■ REQUIRED WORK: From the entries below, gather each line containing the word "this".
>>>
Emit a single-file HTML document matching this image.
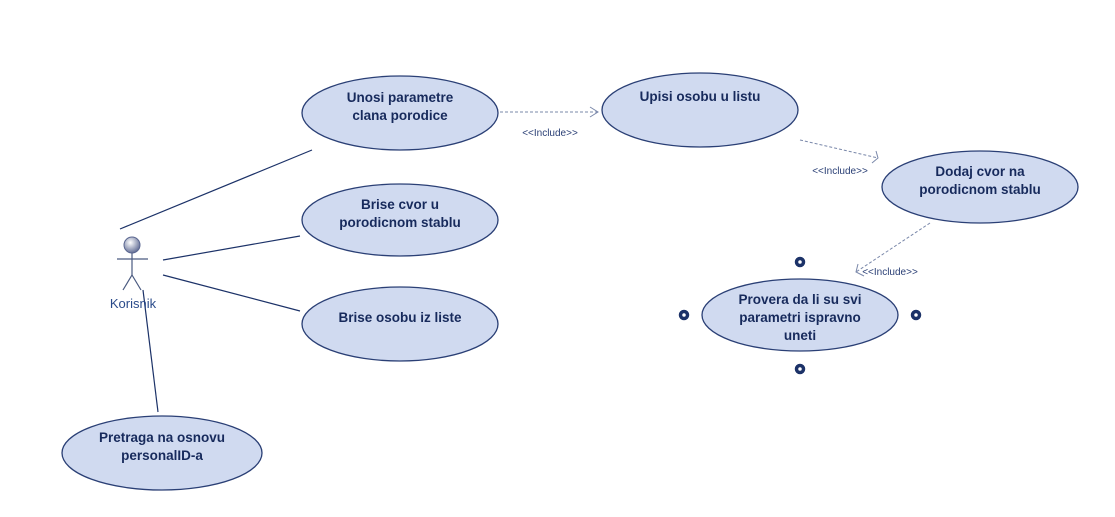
<!DOCTYPE html>
<html><head><style>body{margin:0;background:#fff}svg{display:block}text{font-family:"Liberation Sans",sans-serif}</style></head><body>
<svg width="1115" height="517" viewBox="0 0 1115 517">
<g fill="#d0daf0" stroke="#2a3f75" stroke-width="1.3">
<ellipse cx="400" cy="113" rx="98" ry="37"/>
<ellipse cx="400" cy="220" rx="98" ry="36"/>
<ellipse cx="400" cy="324" rx="98" ry="37"/>
<ellipse cx="162" cy="453" rx="100" ry="37"/>
<ellipse cx="700" cy="110" rx="98" ry="37"/>
<ellipse cx="980" cy="187" rx="98" ry="36"/>
<ellipse cx="800" cy="315" rx="98" ry="36"/>
</g>
<g fill="none" stroke="#1c3268" stroke-width="3.5">
<circle cx="800" cy="262" r="3.5"/><circle cx="684" cy="315" r="3.5"/><circle cx="916" cy="315" r="3.5"/><circle cx="800" cy="369" r="3.5"/>
</g>
<g stroke="#1c3268" stroke-width="1.2" fill="none">
<line x1="120" y1="229" x2="312" y2="150"/>
<line x1="163" y1="260" x2="300" y2="236"/>
<line x1="163" y1="275" x2="300" y2="311"/>
<line x1="143" y1="290" x2="158" y2="412"/>
</g>
<defs><radialGradient id="g" cx="0.4" cy="0.35" r="0.7"><stop offset="0" stop-color="#fff"/><stop offset="1" stop-color="#5a6690"/></radialGradient></defs>
<circle cx="132" cy="245" r="8" fill="url(#g)" stroke="#5a6690"/>
<g stroke="#4a5a80" stroke-width="1.2" fill="none">
<line x1="132" y1="253" x2="132" y2="275"/>
<line x1="117" y1="259" x2="148" y2="259"/>
<polyline points="123,290 132,275 141,290"/>
</g>
<text x="133" y="308" font-size="13" fill="#2a4a8a" text-anchor="middle">Korisnik</text>
<g stroke="#7a88aa" stroke-width="1" stroke-dasharray="3,2" fill="none">
<line x1="500" y1="112" x2="598" y2="112"/>
<line x1="800" y1="140" x2="878" y2="158"/>
<line x1="930" y1="223" x2="856" y2="272"/>
</g>
<g stroke="#7a88aa" stroke-width="1" fill="none">
<polyline points="590,107 598,112 590,117"/>
<polyline points="876,151 878,158 872,163"/>
<polyline points="858,264 856,272 864,276"/>
</g>
<g font-size="10" fill="#2a3f75" text-anchor="middle">
<text x="550" y="136">&lt;&lt;Include&gt;&gt;</text>
<text x="840" y="174">&lt;&lt;Include&gt;&gt;</text>
<text x="890" y="275">&lt;&lt;Include&gt;&gt;</text>
</g>
<g font-size="13.5" font-weight="bold" fill="#172a5c" text-anchor="middle">
<text x="400" y="102">Unosi parametre</text><text x="400" y="120">clana porodice</text>
<text x="400" y="209">Brise cvor u</text><text x="400" y="227">porodicnom stablu</text>
<text x="400" y="322">Brise osobu iz liste</text>
<text x="162" y="442">Pretraga na osnovu</text><text x="162" y="460">personalID-a</text>
<text x="700" y="101">Upisi osobu u listu</text>
<text x="980" y="176">Dodaj cvor na</text><text x="980" y="194">porodicnom stablu</text>
<text x="800" y="304">Provera da li su svi</text><text x="800" y="322">parametri ispravno</text><text x="800" y="340">uneti</text>
</g>
</svg>
</body></html>
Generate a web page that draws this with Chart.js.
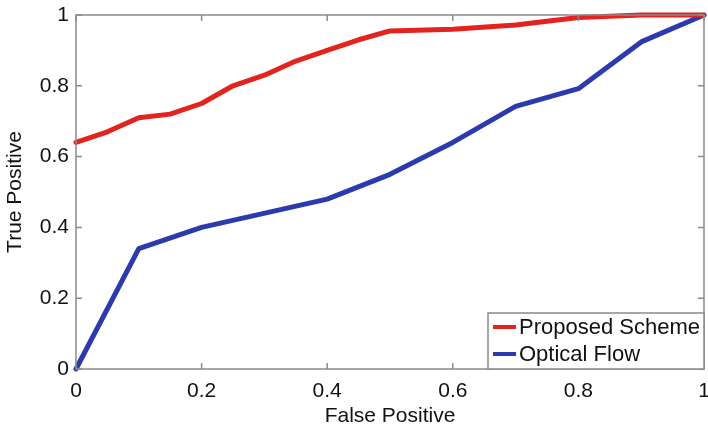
<<<
■ REPLY TO THE TASK:
Emit a single-file HTML document matching this image.
Generate a web page that draws this with Chart.js.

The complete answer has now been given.